Letter Carriers Aren’t Ready to Carry Off This Fashion Effort
By DAN CATCHPOLE
By Dan Catchpole
The Associated Press
A 6-foot-tall, 250-pound letter carrier is campaigning for the U.S. Postal Service to add kilts as a uniform option for men.
Dean Peterson’s idea was defeated in July at a convention in Boston of his union, the 220,000-member National Letter Carriers’ Association. He knows persuading management will be an uphill struggle, but at least he’ll be comfortable in his kilt, or Male Unbifurcated Garment.
With his build, Peterson said, his thighs fill slacks to capacity, causing chafing and scarring.
Peterson began wearing kilts a couple of years ago when his wife brought one back from a trip to Scotland. (A spokeswoman for Britain’s Royal Mail said kilts are not allowed as part of its letter carrier uniforms.)
Now Peterson wears them everywhere – to his son’s football games and while shopping or gardening.
Before the convention, Peterson spent his family’s $1,800 economic stimulus tax rebate to mail about 1,000 letters and photographs of himself wearing a prototype Postal Service kilt to union branches in every state, Guam and Puerto Rico.

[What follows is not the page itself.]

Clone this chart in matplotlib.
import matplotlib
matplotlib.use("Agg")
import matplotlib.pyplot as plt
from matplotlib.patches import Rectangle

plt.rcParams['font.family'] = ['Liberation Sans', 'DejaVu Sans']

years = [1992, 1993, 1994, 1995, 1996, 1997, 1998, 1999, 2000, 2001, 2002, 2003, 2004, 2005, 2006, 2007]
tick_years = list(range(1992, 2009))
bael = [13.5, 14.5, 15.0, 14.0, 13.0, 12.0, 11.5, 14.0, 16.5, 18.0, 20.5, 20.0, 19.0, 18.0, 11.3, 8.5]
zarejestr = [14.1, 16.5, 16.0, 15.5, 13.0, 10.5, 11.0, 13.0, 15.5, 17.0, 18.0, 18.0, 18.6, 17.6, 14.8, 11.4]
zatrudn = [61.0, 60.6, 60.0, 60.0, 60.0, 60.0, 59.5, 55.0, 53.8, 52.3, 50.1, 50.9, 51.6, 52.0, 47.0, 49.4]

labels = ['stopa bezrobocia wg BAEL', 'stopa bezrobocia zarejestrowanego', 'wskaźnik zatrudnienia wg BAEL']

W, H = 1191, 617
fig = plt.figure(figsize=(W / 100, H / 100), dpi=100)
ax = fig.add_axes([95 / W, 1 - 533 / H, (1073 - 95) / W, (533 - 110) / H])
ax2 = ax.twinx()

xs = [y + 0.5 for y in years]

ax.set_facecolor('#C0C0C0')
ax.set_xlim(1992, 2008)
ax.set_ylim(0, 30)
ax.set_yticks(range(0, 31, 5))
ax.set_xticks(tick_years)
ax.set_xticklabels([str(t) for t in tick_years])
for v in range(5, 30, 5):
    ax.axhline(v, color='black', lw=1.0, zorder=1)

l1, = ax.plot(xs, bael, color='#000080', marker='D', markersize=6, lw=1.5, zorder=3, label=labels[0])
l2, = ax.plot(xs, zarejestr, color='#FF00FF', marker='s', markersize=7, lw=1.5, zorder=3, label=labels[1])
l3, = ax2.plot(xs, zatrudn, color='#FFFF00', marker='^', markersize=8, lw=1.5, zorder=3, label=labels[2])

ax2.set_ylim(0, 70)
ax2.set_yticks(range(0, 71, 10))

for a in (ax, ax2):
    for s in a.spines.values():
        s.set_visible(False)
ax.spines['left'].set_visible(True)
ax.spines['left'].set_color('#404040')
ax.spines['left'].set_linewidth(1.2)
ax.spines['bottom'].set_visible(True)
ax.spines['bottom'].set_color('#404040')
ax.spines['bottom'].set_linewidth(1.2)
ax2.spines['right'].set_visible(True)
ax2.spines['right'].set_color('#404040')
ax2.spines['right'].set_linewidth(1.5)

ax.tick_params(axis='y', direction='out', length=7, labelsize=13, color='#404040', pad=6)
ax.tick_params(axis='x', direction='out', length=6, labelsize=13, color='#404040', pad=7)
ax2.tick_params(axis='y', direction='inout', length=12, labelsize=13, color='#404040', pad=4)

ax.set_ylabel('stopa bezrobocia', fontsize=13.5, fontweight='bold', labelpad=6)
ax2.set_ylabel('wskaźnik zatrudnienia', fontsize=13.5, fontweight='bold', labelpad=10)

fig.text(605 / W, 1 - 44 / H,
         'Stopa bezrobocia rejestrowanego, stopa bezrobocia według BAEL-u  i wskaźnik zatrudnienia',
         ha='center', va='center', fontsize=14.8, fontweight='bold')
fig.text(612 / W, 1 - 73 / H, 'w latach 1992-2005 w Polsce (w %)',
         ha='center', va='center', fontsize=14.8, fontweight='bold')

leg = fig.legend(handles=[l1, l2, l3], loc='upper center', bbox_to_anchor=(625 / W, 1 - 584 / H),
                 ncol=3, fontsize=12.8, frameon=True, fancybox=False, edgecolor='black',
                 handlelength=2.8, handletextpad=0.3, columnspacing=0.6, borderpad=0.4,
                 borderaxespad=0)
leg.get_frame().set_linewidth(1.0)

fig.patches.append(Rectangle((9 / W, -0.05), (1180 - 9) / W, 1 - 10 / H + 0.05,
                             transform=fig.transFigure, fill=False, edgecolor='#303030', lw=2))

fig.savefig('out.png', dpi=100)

“Unbifurcated Garments are far more comfortable and suitable to male anatomy than trousers or shorts because they don’t confine the legs or cramp the male genitals ,” he wrote. “Please open your hearts – and inseams – for an option in mail carrier comfort!”
The union’s executive committee recommended disapproval .
” I’m taking this to the next convention in 2010 in Anaheim, Calif.,” Peterson said.